Prove $G/(M\cap N) \cong M/(M\cap N) \times N/(M\cap N)$ where $G=MN$ and $M,N\triangleleft G$

Question

If we consider the map $\phi: M\times N \rightarrow M/(M\cap N) \times N/(M\cap N)$, I was able to show that this is onto and the kernel of the map is $(M\cap N) \times (M\cap N)$ and hence by first isom. theorem,
$$(M\times N)/\bigl((M\cap N)\times (M\cap N)\bigr) \cong \bigl(M/(M\cap N)\bigr) \times \bigl(N/(M\cap N)\bigr).$$ But how would I go about showing
$$(M\times N)/\bigl((M\cap N)\times (M\cap N)\bigr) \cong MN/(M\cap N)$$ to prove the final result? Appreciate your help.

Answer 1

Use first isomorphism theorem again. Can you show that $M\times N\to G/(M\cap N)$ given by $(m,n)\mapsto mn(M\cap N)$ is a group homomorphism and has kernel $(M\cap N)\times (M\cap N)$?

Second edit after reading comments on Servaes' answer on the first question you asked related to this Servaes appears to have suggested this homomorphism in a prior version of his answer according to the comments below it and a skim of revision history.
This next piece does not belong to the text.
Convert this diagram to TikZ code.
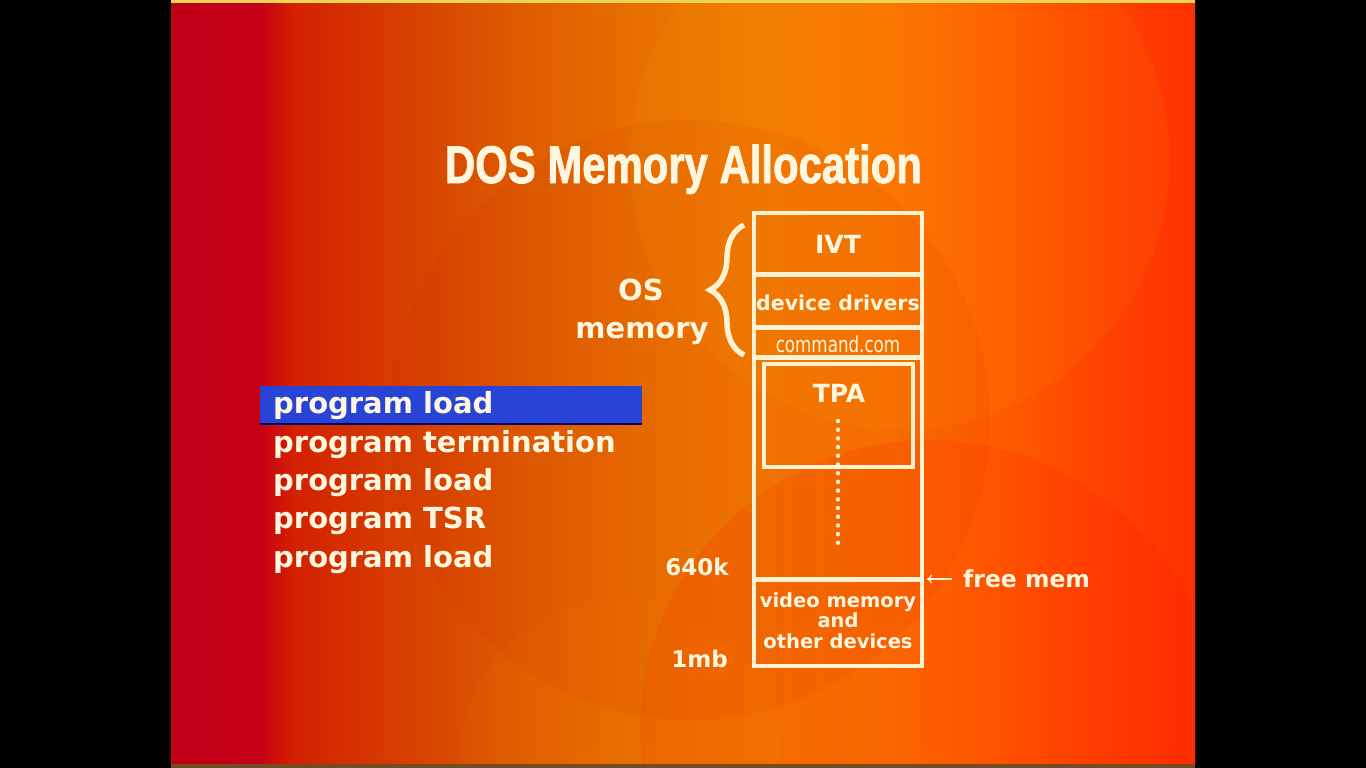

Since you couldn't see why it is a homomorphism, I'll add the following hint: Using that $M$ and $N$ are normal, can you show that the element $mnm^{-1}n^{-1}$ is in $M\cap N$ when $m\in M$, $n\in N$. Can you see that this implies that $M/M\cap N$ and $N/M\cap N$ commute with each other in $G/M\cap N$?

Edit Or alternatively you can follow Arturo's hint.